Dass sich Harper dennoch weiterhin auf dem kürzeren politischen Ast sieht, beweist sein Wahlkampffinish: Zuletzt schaltete er Inserate, in denen er Trudeau unterstellte, er wolle Kanada flächendeckend mit Bordellen überziehen und Marihuana an Kinder verkaufen. Begründet war all das mit dem dünnen bis lächerlichen Argument, dass Trudeau einmal gegen einen konservativen Gesetzesvorschlag zur Strafverschärfung bei Prostitution gestimmt habe.
Alles auf Anfang?
Auch die Sozialdemokraten stiegen allerdings am Ende auf einen Schmutzkübelwahlkampf um, wenn auch auf solideren Fakten basierend: Sie schalteten Inserate und Wahlkampfspots mit prominenten Vertretern der Konservativen, die mit dem Gesetz in Konflikt gekommen sind, und stellten das in Zusammenhang mit der Tradition von „Korruption und Missmanagement der Liberalen“. Ob diese Art des Wahlkampfschlusssprints den Sozialdemokraten nützt oder nur das sorgfältig aufgebaute Sympathieimage ankratzt, wird man erst anhand der Wahlergebnisse sehen.
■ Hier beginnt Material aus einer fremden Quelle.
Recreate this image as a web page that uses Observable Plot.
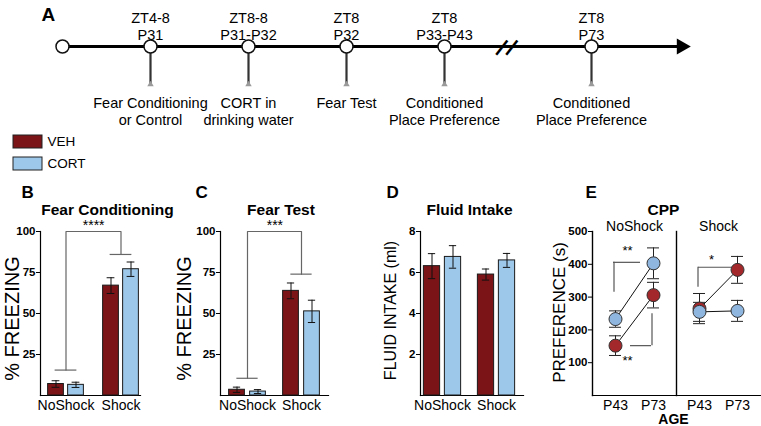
<!DOCTYPE html>
<html><head><meta charset="utf-8">
<script src="https://cdn.jsdelivr.net/npm/d3@7"></script>
<script src="https://cdn.jsdelivr.net/npm/@observablehq/plot@0.6"></script>
<style>
body{margin:0;background:#fff;}
#wrap{position:relative;width:761px;height:426px;overflow:hidden;background:#fff;font-family:"Liberation Sans",Arial,Helvetica,sans-serif;}
#wrap svg{position:absolute;overflow:visible;}
#wrap g[aria-label="y-axis tick label"]{font-weight:bold;}
</style></head><body><div id="wrap"></div>
<script>
// ---------- DATA ----------
const treatments = ["VEH", "CORT"];
const barColors = ["#7b1417", "#9ec8ea"];
const dotColors = ["#a3282b", "#8fb6df"];
const conditions = ["NoShock", "Shock"];

// Timeline (panel A): ordinal schedule slots (gaps are empty slots)
const timelineSlots = ["fc", "gap1", "cort", "gap2", "ft", "gap3", "cpp1", "break", "gap4", "cpp2"];
const tlSlot = ["fc", "cort", "ft", "cpp1", "cpp2"];
const tlZT = ["ZT4-8", "ZT8-8", "ZT8", "ZT8", "ZT8"];
const tlAge = ["P31", "P31-P32", "P32", "P33-P43", "P73"];
const tlWhat = ["Fear Conditioning\nor Control", "CORT in\ndrinking water", "Fear Test", "Conditioned\nPlace Preference", "Conditioned\nPlace Preference"];

// Panel B: Fear Conditioning (% freezing), order NoShock, Shock
const fcVEH = [7, 67], fcVEHerr = [2, 4.8];
const fcCORT = [6.5, 77], fcCORTerr = [1.6, 4.4];
const fcBracket = [["NoShock", 15.5], ["NoShock", 100], ["Shock", 100], ["Shock", 86]];
const fcStars = "****";

// Panel C: Fear Test
const ftVEH = [3.5, 63.8], ftVEHerr = [1.6, 4.8];
const ftCORT = [2.4, 51.3], ftCORTerr = [1.2, 6.8];
const ftBracket = [["NoShock", 10.5], ["NoShock", 100], ["Shock", 100], ["Shock", 74]];
const ftStars = "***";

// Panel D: Fluid intake (ml)
const fiVEH = [6.31, 5.9], fiVEHerr = [0.61, 0.27];
const fiCORT = [6.76, 6.59], fiCORTerr = [0.55, 0.34];

// Panel E: CPP preference (s); order NoShock-P43, NoShock-P73, Shock-P43, Shock-P73
const ages = ["P43", "P73"];
const cppCond = ["NoShock", "NoShock", "Shock", "Shock"];
const cppAge = ["P43", "P73", "P43", "P73"];
const cppVEH = [152, 306, 265, 383], cppVEHerr = [30, 39, 46, 41];
const cppCORT = [233, 403, 255, 258], cppCORTerr = [25, 47, 29, 32];
const cppBracketV = [["NoShock", "P43", 315, 406], ["NoShock", "P73", 152, 249], ["Shock", "P43", 330, 391]];
const cppBracketH = [["NoShock", 406], ["NoShock", 152], ["Shock", 391]];
const cppStars = [["NoShock", 427, "**"], ["NoShock", 94, "**"], ["Shock", 402, "*"]];

// ---------- HELPERS ----------
const FONT = "'Liberation Sans', Arial, Helvetica, sans-serif";
const wrap = document.getElementById("wrap");
function place(el, left, top) {
  el.style.position = "absolute";
  el.style.left = left + "px";
  el.style.top = top + "px";
  el.style.background = "transparent";
  el.style.fontFamily = FONT;
  el.style.overflow = "visible";
  el.style.maxWidth = "none";
  wrap.appendChild(el);
}
function rowsOf(vm, ve, cm, ce) {
  const out = [];
  conditions.forEach((c, i) => {
    out.push({cond: c, trt: "VEH", mean: vm[i], err: ve[i]});
    out.push({cond: c, trt: "CORT", mean: cm[i], err: ce[i]});
  });
  return out;
}

// ---------- PANEL A: timeline ----------
const tlEvents = tlSlot.map((s, i) => ({slot: s, zt: tlZT[i], age: tlAge[i], what: tlWhat[i]}));
const slash = {x: () => "break", y: () => 0, text: () => "|", rotate: 38, fontSize: 19, fontWeight: "bold", lineAnchor: "middle"};
const timeline = Plot.plot({
  width: 761, height: 130, marginLeft: 62, marginRight: 76, marginTop: 0, marginBottom: 0,
  x: {type: "point", domain: timelineSlots, range: [147, 594], padding: 0, axis: null},
  y: {domain: [0, 1], range: [46, 85], axis: null},
  marks: [
    Plot.ruleY([0], {y: d => d, stroke: "#000", strokeWidth: 3, insetRight: 4}),
    Plot.ruleX(tlEvents, {x: "slot", y1: () => 0, y2: () => 1, stroke: "#333", strokeWidth: 2.2}),
    Plot.dot(tlEvents, {x: "slot", y: () => 1, symbol: "triangle", r: 2.4, fill: "#9a9a9a", dy: -1}),
    Plot.dot([0], {y: d => d, frameAnchor: "left", r: 6.5, fill: "white", stroke: "#111", strokeWidth: 1.5}),
    Plot.dot(tlEvents, {x: "slot", y: () => 0, r: 6.5, fill: "white", stroke: "#111", strokeWidth: 1.5}),
    Plot.dot([0], {y: d => d, frameAnchor: "right", symbol: "triangle", rotate: 90, r: 6, fill: "#000", stroke: "none", dx: -4}),
    Plot.text([0], {...slash, dx: 9}),
    Plot.text([0], {...slash, dx: 19}),
    Plot.text(tlEvents, {x: "slot", y: () => 0, text: d => d.zt + "\n" + d.age, lineAnchor: "bottom", dy: -7, fontSize: 14.5, lineHeight: 1.17}),
    Plot.text(tlEvents, {x: "slot", y: () => 1, text: "what", lineAnchor: "top", dy: 10, fontSize: 14.5, lineHeight: 1.17}),
    Plot.text(["A"], {text: d => d, frameAnchor: "top-left", textAnchor: "start", lineAnchor: "bottom", dx: -21, dy: 20, fontSize: 19, fontWeight: "bold"})
  ]
});
place(timeline, 0, 0);

// ---------- Legend ----------
const legend = Plot.plot({
  width: 80, height: 45, marginLeft: 0, marginTop: 0, marginRight: 51, marginBottom: 0,
  x: {axis: null},
  y: {type: "band", domain: treatments, range: [5, 40], paddingInner: 0.41, paddingOuter: 0, axis: null},
  color: {domain: treatments, range: barColors},
  marks: [
    Plot.cell(treatments, {y: d => d, fill: d => d, stroke: "#222", strokeWidth: 1}),
    Plot.text(treatments, {y: d => d, text: d => d, frameAnchor: "right", textAnchor: "start", dx: 5, fontSize: 13.5})
  ]
});
place(legend, 13, 130);

// ---------- Bar panels ----------
function barPanel(p) {
  const step = p.c1 - p.c0, half = step / 2, off = p.gap / 2 + p.bw / 2, capW = 4;
  const veh = p.rows.filter(d => d.trt === "VEH"), cort = p.rows.filter(d => d.trt === "CORT");
  const marks = [
    Plot.frame({anchor: "left", strokeWidth: 1.2}),
    Plot.frame({anchor: "bottom", strokeWidth: 1.2}),
    Plot.axisY({ticks: p.ticks, tickSize: 4, tickPadding: 1, fontSize: 11.5, fontWeight: "bold", label: null}),
    Plot.axisX({tickSize: 0, tickPadding: 5, fontSize: 14, label: null}),
    Plot.barY(veh, {x: "cond", y: "mean", fill: "trt", stroke: "#1a1a1a", strokeWidth: 1, insetLeft: half - p.gap / 2 - p.bw, insetRight: half + p.gap / 2}),
    Plot.barY(cort, {x: "cond", y: "mean", fill: "trt", stroke: "#1a1a1a", strokeWidth: 1, insetLeft: half + p.gap / 2, insetRight: half - p.gap / 2 - p.bw})
  ];
  for (const [data, s] of [[veh, -1], [cort, 1]]) {
    marks.push(Plot.ruleX(data, {x: "cond", y1: d => d.mean - d.err, y2: d => d.mean + d.err, dx: s * off, stroke: "#111", strokeWidth: 1}));
    const insL = s < 0 ? half - off - capW : half + off - capW;
    const insR = s < 0 ? half + off - capW : half - off - capW;
    for (const f of [d => d.mean - d.err, d => d.mean + d.err]) {
      marks.push(Plot.tickY(data, {x: "cond", y: f, insetLeft: insL, insetRight: insR, stroke: "#111", strokeWidth: 1}));
    }
  }
  if (p.bracket) {
    const br = p.bracket.map(([cond, v]) => ({cond, v}));
    marks.push(Plot.line(br, {x: "cond", y: "v", stroke: "#666", strokeWidth: 1.2}));
    marks.push(Plot.tickY([br[0], br[br.length - 1]], {x: "cond", y: "v", insetLeft: half - 11, insetRight: half - 11, stroke: "#666", strokeWidth: 1.2}));
    marks.push(Plot.text([{cond: conditions[0], v: p.yMax, t: p.stars}], {x: "cond", y: "v", text: "t", dx: half, dy: -2, lineAnchor: "bottom", fontSize: 14}));
  }
  marks.push(Plot.text([p.letter], {text: d => d, frameAnchor: "top-left", textAnchor: "start", lineAnchor: "bottom", dx: p.letterDx, dy: -34, fontSize: 17, fontWeight: "bold"}));
  marks.push(Plot.text([p.title], {text: d => d, frameAnchor: "top", textAnchor: "middle", lineAnchor: "bottom", dx: p.titleDx, dy: -17, fontSize: 15.5, fontWeight: "bold"}));
  marks.push(Plot.text([p.ylabel], {text: d => d, frameAnchor: "left", textAnchor: "middle", rotate: -90, lineAnchor: "bottom", dx: p.ylabelDx, dy: p.ylabelDy, fontSize: p.ylabelSize}));
  const chart = Plot.plot({
    width: p.width, height: 246, marginLeft: p.mL, marginRight: p.mR, marginTop: 51, marginBottom: 31,
    x: {type: "band", domain: conditions, range: [p.mL + p.c0 - half, p.mL + p.c1 + half], padding: 0, label: null},
    y: {domain: [0, p.yMax], label: null},
    color: {domain: treatments, range: barColors},
    marks
  });
  place(chart, p.left, 180);
}

barPanel({left: 0, width: 190, mL: 40, mR: 50, c0: 25.5, c1: 80.75, bw: 16, gap: 4, yMax: 100, ticks: [25, 50, 75, 100],
  rows: rowsOf(fcVEH, fcVEHerr, fcCORT, fcCORTerr), bracket: fcBracket, stars: fcStars,
  letter: "B", letterDx: -19, title: "Fear Conditioning", titleDx: 17, ylabel: "% FREEZING", ylabelDx: -22, ylabelDy: 5, ylabelSize: 20});
barPanel({left: 180, width: 190, mL: 40, mR: 42, c0: 26.75, c1: 81.5, bw: 16.5, gap: 4.5, yMax: 100, ticks: [25, 50, 75, 100],
  rows: rowsOf(ftVEH, ftVEHerr, ftCORT, ftCORTerr), bracket: ftBracket, stars: ftStars,
  letter: "C", letterDx: -25, title: "Fear Test", titleDx: 6.5, ylabel: "% FREEZING", ylabelDx: -30, ylabelDy: 5, ylabelSize: 20});
barPanel({left: 370, width: 190, mL: 50, mR: 37, c0: 22, c1: 76.75, bw: 17, gap: 4, yMax: 8, ticks: [2, 4, 6, 8],
  rows: rowsOf(fiVEH, fiVEHerr, fiCORT, fiCORTerr), bracket: null,
  letter: "D", letterDx: -34, title: "Fluid Intake", titleDx: -2.5, ylabel: "FLUID INTAKE (ml)", ylabelDx: -25, ylabelDy: -3, ylabelSize: 16});

// ---------- PANEL E: CPP ----------
const cppRows = [];
cppCond.forEach((c, i) => cppRows.push({cond: c, age: cppAge[i], trt: "VEH", mean: cppVEH[i], err: cppVEHerr[i]}));
cppCond.forEach((c, i) => cppRows.push({cond: c, age: cppAge[i], trt: "CORT", mean: cppCORT[i], err: cppCORTerr[i]}));
const bv = cppBracketV.map(([cond, age, y1, y2]) => ({cond, age, y1, y2}));
const bh = cppBracketH.map(([cond, y]) => ({cond, y, from: ages[0], to: ages[1]}));
const hInsets = [[-2, 13], [15, 2], [-1, 4]];
const bStroke = {stroke: "#555", strokeWidth: 1.2};
const eFirst = [{cond: "NoShock"}];
const cpp = Plot.plot({
  width: 201, height: 246, marginLeft: 32, marginRight: 1, marginTop: 51, marginBottom: 31,
  fx: {domain: conditions, padding: 0, label: null},
  x: {type: "point", domain: ages, padding: 0.6, label: null},
  y: {domain: [0, 500], label: null},
  color: {domain: treatments, range: dotColors},
  marks: [
    Plot.frame({anchor: "left", strokeWidth: 1.4}),
    Plot.frame({anchor: "bottom", strokeWidth: 1.2}),
    Plot.axisFx({anchor: "top", tickSize: 0, tickPadding: 1, fontSize: 14, label: null}),
    Plot.axisX({tickSize: 0, tickPadding: 5, fontSize: 14, label: null}),
    Plot.axisY({ticks: [100, 200, 300, 400, 500], tickSize: 4, tickPadding: 1, fontSize: 11.5, fontWeight: "bold", label: null}),
    Plot.ruleX(bv, {fx: "cond", x: "age", y1: "y1", y2: "y2", dx: -1.5, ...bStroke}),
    ...bh.map((d, i) => Plot.ruleY([d], {fx: "cond", x1: "from", x2: "to", y: "y", insetLeft: hInsets[i][0], insetRight: hInsets[i][1], ...bStroke})),
    Plot.text(cppStars.map(([cond, y, t]) => ({cond, y, t})), {fx: "cond", x: () => ages[0], y: "y", text: "t", dx: 12, lineAnchor: "bottom", fontSize: 13}),
    Plot.line(cppRows, {fx: "cond", x: "age", y: "mean", z: "trt", stroke: "#111", strokeWidth: 1}),
    Plot.ruleX(cppRows, {fx: "cond", x: "age", y1: d => d.mean - d.err, y2: d => d.mean + d.err, stroke: "#222", strokeWidth: 1}),
    Plot.ruleY(cppRows, {fx: "cond", x1: "age", x2: "age", y: d => d.mean - d.err, insetLeft: -6, insetRight: -6, stroke: "#222", strokeWidth: 1}),
    Plot.ruleY(cppRows, {fx: "cond", x1: "age", x2: "age", y: d => d.mean + d.err, insetLeft: -6, insetRight: -6, stroke: "#222", strokeWidth: 1}),
    Plot.dot(cppRows, {fx: "cond", x: "age", y: "mean", fill: "trt", stroke: "#333", strokeWidth: 1, r: 6.5}),
    Plot.text(eFirst, {fx: "cond", text: () => "E", frameAnchor: "top-left", textAnchor: "start", lineAnchor: "bottom", dx: -7, dy: -34, fontSize: 17, fontWeight: "bold"}),
    Plot.text(eFirst, {fx: "cond", text: () => "CPP", frameAnchor: "top-right", textAnchor: "middle", lineAnchor: "bottom", dx: -13, dy: -17, fontSize: 15.5, fontWeight: "bold"}),
    Plot.text(eFirst, {fx: "cond", text: () => "PREFERENCE (s)", frameAnchor: "left", textAnchor: "middle", rotate: -90, lineAnchor: "bottom", dx: -28, dy: -1, fontSize: 17}),
    Plot.text(eFirst, {fx: "cond", text: () => "AGE", frameAnchor: "bottom-right", textAnchor: "middle", lineAnchor: "bottom", dx: -3, dy: 28, fontSize: 14, fontWeight: "bold"})
  ]
});
place(cpp, 560, 180);
</script>
</body></html>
AP/Canadian Press/Ryan Remiorz
Sozialdemokrat Mulcair blieb im Wahlkampf fast bis zum Ende ruhig
Es sollte sich aber laut Umfragen noch ein Wahlsieg der Liberalen ausgehen, die dann wohl mit Billigung der Sozialdemokraten eine Minderheitsregierung bilden könnten. Fragen von Medienvertretern, ob sie sich das vorstellen könnten, wichen sowohl Trudeau als auch Mulcair in den letzten Tagen noch mehr aus als zuvor und ätzten statt einer Antwort noch mehr über das jeweilige Gegenüber. Damit erinnert zumindest in dieser Hinsicht alles an 2006 - als Harper unter dieser Voraussetzung Premier werden konnte.